Anonymous 0 Comments

I have Toyota hybrids, they also have a 12V battery. 

There’s a safety/reliability play also. Have a separate power supply should separate bus voltages – no way that parts designed for 12V can see the battery voltage (277V (I think) in Toyota hybrids). Means the start button can’t somehow see more than 12V. 

12V runs the “always on” items to keep drain off the HV battery. Car always has some power draw for unlock/start commands. Teslas must have an inverter/transformer to charge the 12V system from the main battery back (equivalent to an alternator in ICE vehicles). 

Anonymous 0 Comments

Nearly every part made for modern cars that works off electricity uses 12V; radios, motors, sensors, etc. It is easier and cheaper to use those existing parts. It is also easier, cheaper, and more efficient to run those parts from a 12V battery than to convert the high voltage of a larger battery down to 12V all of the time.
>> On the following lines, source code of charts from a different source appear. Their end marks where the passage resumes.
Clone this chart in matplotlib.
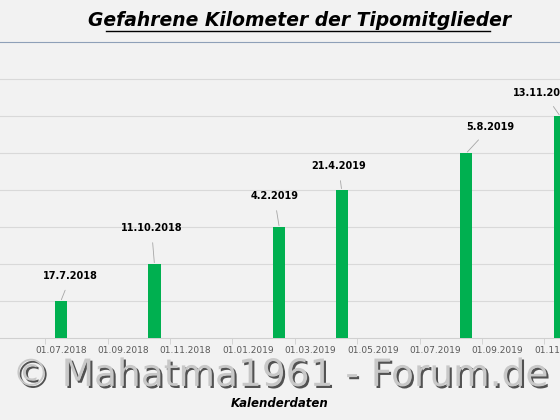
import matplotlib
matplotlib.use("Agg")
import matplotlib.pyplot as plt
import matplotlib.patheffects as pe

dates = ["17.7.2018", "11.10.2018", "4.2.2019", "21.4.2019", "5.8.2019", "13.11.2019"]
values = [1, 2, 3, 4, 5, 6]
tick_labels = ["01.07.2018", "01.09.2018", "01.11.2018", "01.01.2019", "01.03.2019",
               "01.05.2019", "01.07.2019", "01.09.2019", "01.11.2019"]
label_dx = [10, -3, -5, -3, 24, -16]   # px offsets of labels
label_dy = [25, 36, 31, 24, 26, 23]

def month_index(s):
    parts = s.split(".")
    return (int(parts[-1]) - 2018) * 12 + int(parts[-2]) - 7

xs = [month_index(d) for d in dates]
tick_x = [month_index(t) for t in tick_labels]

fig = plt.figure(figsize=(5.6, 4.2), dpi=100, facecolor="#f2f2f2")
ax = fig.add_axes([0, 1 - 338 / 420, 1, 296 / 420], facecolor="#f2f2f2")
ax.set_xlim(-1.95, 13.87)
ax.set_ylim(0, 8)
ax.set_yticks(range(1, 8))
ax.yaxis.grid(True, color="#d9d9d9", lw=0.8)
ax.set_axisbelow(True)
ax.tick_params(axis="y", left=False, labelleft=False)
for s in ["left", "right"]:
    ax.spines[s].set_visible(False)
ax.spines["top"].set_color("#8ea0b8")
ax.spines["bottom"].set_color("#d0d0d0")

ax.bar(xs, values, width=0.39, color="#00b050", zorder=3)
ax.set_xticks(tick_x)
ax.set_xticklabels(tick_labels, fontsize=6.5, color="#595959")
ax.set_xticks([t - 0.5 for t in tick_x], minor=True)
ax.tick_params(axis="x", which="major", length=0, pad=6)
ax.tick_params(axis="x", which="minor", length=4, color="#d0d0d0")

for x, v, d, dx, dy in zip(xs, values, dates, label_dx, label_dy):
    ax.annotate(d, xy=(x, v), xytext=(dx * 0.72, dy * 0.72), textcoords="offset points",
                ha="center", va="center", fontsize=7, fontweight="bold",
                arrowprops=dict(arrowstyle="-", color="#a6a6a6", lw=0.6,
                                shrinkA=5, shrinkB=1), zorder=4)

ax.set_xlabel("Kalenderdaten", fontsize=8.5, fontweight="bold", style="italic", labelpad=30)

fig.text(0.535, 0.952, "Gefahrene Kilometer der Tipomitglieder", ha="center", va="center",
         fontsize=13.5, fontweight="bold", style="italic")
fig.add_artist(plt.Line2D([106 / 560, 490 / 560], [1 - 31 / 420] * 2, color="black", lw=1))

fig.text(0.5, 0.105, "© Mahatma1961 - Forum.de", ha="center", va="center",
         fontsize=27, color="#c8c8c8",
         path_effects=[pe.SimplePatchShadow(offset=(1.5, -1.5), shadow_rgbFace="#404040", alpha=0.9),
                       pe.Normal()])

fig.savefig("out.png", dpi=100, facecolor=fig.get_facecolor())
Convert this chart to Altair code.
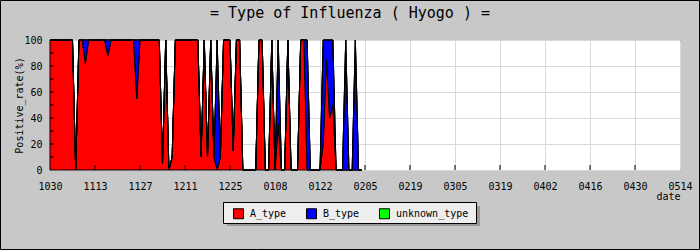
import altair as alt
import pandas as pd

# ---- data ----
days = list(range(98))  # day 0 = 10/30

a_type = [
    100, 100, 100, 100, 100, 100, 100, 100, 0, 100, 100, 82, 100, 100,
    100, 100, 100, 100, 88, 100, 100, 100, 100, 100, 100, 100, 100, 55,
    100, 100, 100, 100, 100, 100, 100, 5, 100, 0, 10, 100, 100, 100,
    100, 100, 100, 100, 100, 10, 100, 10, 100, 10, 0, 10, 100, 100,
    100, 15, 100, 100, 0, 0, 0, 0, 0, 100, 100, 0, 0, 100,
    0, 35, 0, 0, 100, 0, 0, 0, 100, 100, 0, 0, 0, 0,
    0, 20, 85, 40, 50, 0, 0, 0, 0, 0, 0, 0, 0, 0,
]
b_type = [
    0, 0, 0, 0, 0, 0, 0, 0, 0, 0, 0, 18, 0, 0,
    0, 0, 0, 0, 12, 0, 0, 0, 0, 0, 0, 0, 0, 45,
    0, 0, 0, 0, 0, 0, 0, 0, 0, 0, 0, 0, 0, 0,
    0, 0, 0, 0, 0, 0, 0, 0, 0, 0, 100, 0, 0, 0,
    0, 0, 0, 0, 0, 0, 0, 0, 0, 0, 0, 0, 0, 0,
    0, 65, 0, 0, 0, 0, 0, 0, 0, 0, 100, 0, 0, 0,
    0, 80, 15, 60, 50, 0, 0, 0, 100, 0, 0, 100, 0, 0,
]
unknown_type = [
    0, 0, 0, 0, 0, 0, 0, 0, 0, 0, 0, 0, 0, 0,
    0, 0, 0, 0, 0, 0, 0, 0, 0, 0, 0, 0, 0, 0,
    0, 0, 0, 0, 0, 0, 0, 0, 0, 0, 0, 0, 0, 0,
    0, 0, 0, 0, 0, 0, 0, 0, 0, 0, 0, 0, 0, 0,
    0, 0, 0, 0, 0, 0, 0, 0, 0, 0, 0, 0, 0, 0,
    0, 0, 0, 0, 0, 0, 0, 0, 0, 0, 0, 0, 0, 0,
    0, 0, 0, 0, 0, 0, 0, 0, 0, 0, 0, 0, 0, 0,
]

series_names = ["A_type", "B_type", "unknown_type"]
series_colors = ["#ff0000", "#0000ff", "#00ff00"]

tick_days = [0, 14, 28, 42, 56, 70, 84, 98, 112, 126, 140, 154, 168, 182, 196]
tick_labels = ["1030", "1113", "1127", "1211", "1225", "0108", "0122", "0205",
               "0219", "0305", "0319", "0402", "0416", "0430", "0514"]
y_labels = [0, 20, 40, 60, 80, 100]
y_minor = [10, 20, 30, 40, 50, 60, 70, 80, 90]

FONT = "DejaVu Sans Mono"

rows = []
for i, d in enumerate(days):
    for k, (name, vals) in enumerate(zip(series_names, [a_type, b_type, unknown_type])):
        rows.append({"day": d, "type": name, "rate": vals[i], "ord": k})
df = pd.DataFrame(rows)

x_scale = alt.Scale(domain=[0, 196], nice=False, zero=False)
y_scale = alt.Scale(domain=[0, 100], nice=False)

label_expr = "[" + ",".join(f"'{t}'" for t in tick_labels) + "][round(datum.value/14)]"

x_axis = alt.Axis(values=tick_days, labelExpr=label_expr, title="date",
                  labelFlush=False, labelOverlap=False, labelPadding=11,
                  labelFont=FONT, labelFontSize=10, labelColor="black",
                  titleFont=FONT, titleFontSize=10, titleFontWeight="normal",
                  titleColor="black", titleX=630, titleY=26, titleAlign="right",
                  titleBaseline="middle", grid=True)
y_axis = alt.Axis(values=y_labels, title="Positive_rate(%)", labelPadding=8,
                  labelOverlap=False, labelFlush=False,
                  labelFont=FONT, labelFontSize=10, labelColor="black",
                  titleFont=FONT, titleFontSize=10, titleFontWeight="normal",
                  titleColor="black", titleX=-31, titleY=65, titleAngle=270,
                  titleAlign="center", titleBaseline="middle", grid=True)

area = alt.Chart(df).mark_area(
    interpolate="linear", stroke="black", strokeWidth=1, opacity=1, fillOpacity=1
).encode(
    x=alt.X("day:Q", scale=x_scale, axis=x_axis),
    y=alt.Y("rate:Q", stack="zero", scale=y_scale, axis=y_axis),
    color=alt.Color("type:N", scale=alt.Scale(domain=series_names, range=series_colors),
                    legend=alt.Legend(orient="none", legendX=183, legendY=168,
                                      direction="horizontal", title=None,
                                      symbolType="square", symbolSize=100,
                                      symbolStrokeColor="black", symbolStrokeWidth=1,
                                      symbolOpacity=1, labelFont=FONT, labelFontSize=10,
                                      labelColor="black", labelOffset=6,
                                      columnPadding=17, padding=0)),
    order=alt.Order("ord:Q", sort="ascending"),
)

ytick = alt.Chart(pd.DataFrame({"v": y_minor})).mark_rule(color="black").encode(
    y=alt.Y("v:Q", scale=y_scale, axis=y_axis), x=alt.value(0), x2=alt.value(4))
xtick = alt.Chart(pd.DataFrame({"d": tick_days[1:-1]})).mark_rule(color="black").encode(
    x=alt.X("d:Q", scale=x_scale, axis=x_axis), y=alt.value(125), y2=alt.value(130))

one = pd.DataFrame({"k": [0]})
border = alt.Chart(one).mark_rect(fillOpacity=0, stroke="black", strokeWidth=1).encode(
    x=alt.value(-49.5), x2=alt.value(649.5), y=alt.value(-39.5), y2=alt.value(209.5))
shadow = alt.Chart(one).mark_rect(color="#9a9a9a").encode(
    x=alt.value(177), x2=alt.value(430), y=alt.value(166), y2=alt.value(186))
box = alt.Chart(one).mark_rect(fill="#eeeeee", stroke="black", strokeWidth=1).encode(
    x=alt.value(173.5), x2=alt.value(426.5), y=alt.value(162.5), y2=alt.value(183.5))

chart = alt.layer(area, ytick, xtick, border, shadow, box).properties(
    width=630, height=130,
    padding={"left": 50, "top": 40, "right": 20, "bottom": 80},
    autosize=alt.AutoSizeParams(type="none"),
    background="#c8c8c8",
    title=alt.Title("= Type of Influenza ( Hyogo ) =", font=FONT, fontSize=15,
                    fontWeight="normal", color="black", anchor="middle", dx=-15,
                    dy=54.5, offset=22, baseline="alphabetic"),
).configure_view(
    fill="white", stroke="black", strokeWidth=1
).configure_axis(
    domain=False, ticks=False, tickSize=0, gridColor="#d9d9d9", gridWidth=1
)

chart.save("out.html", embed_options={"renderer": "svg", "actions": False})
You could go to the store (high voltage battery) for every meal but it is easier and faster to grab something from the cupboard/pantry (12V battery).

Anonymous 0 Comments

The high voltage battery and the 12V converter do not run all time when the car uses turned off. In most EVs those components only run when the car is on, when it is charging and for a short time once a day or whenever it senses the 12V battery is getting low to charge the 12V battery back up. Running them all the time would require running the high voltage battery heater/cooler all the time and would waste a lot of power.

Anonymous 0 Comments

In addition to the other comment, it enables a system where the high voltage battery is disconnected when the car is turned off, for safety.

The 12V battery engages a relay which connects the high voltage supply to the motors and controls.

Anonymous 0 Comments

Everyone talking about it being cheaper to run radios and stuff but Im pretty sure DOT requires cars to have emergency flashers that run even if all other systems have failed.

Anonymous 0 Comments

Either you add a transformer to bring the electricity characteristics from the big battery to compatible with the electronics. Or you put a battery that will be directly compatible. Given batteries in this segment are mature, and transformers not so much, the 12V battery must be used.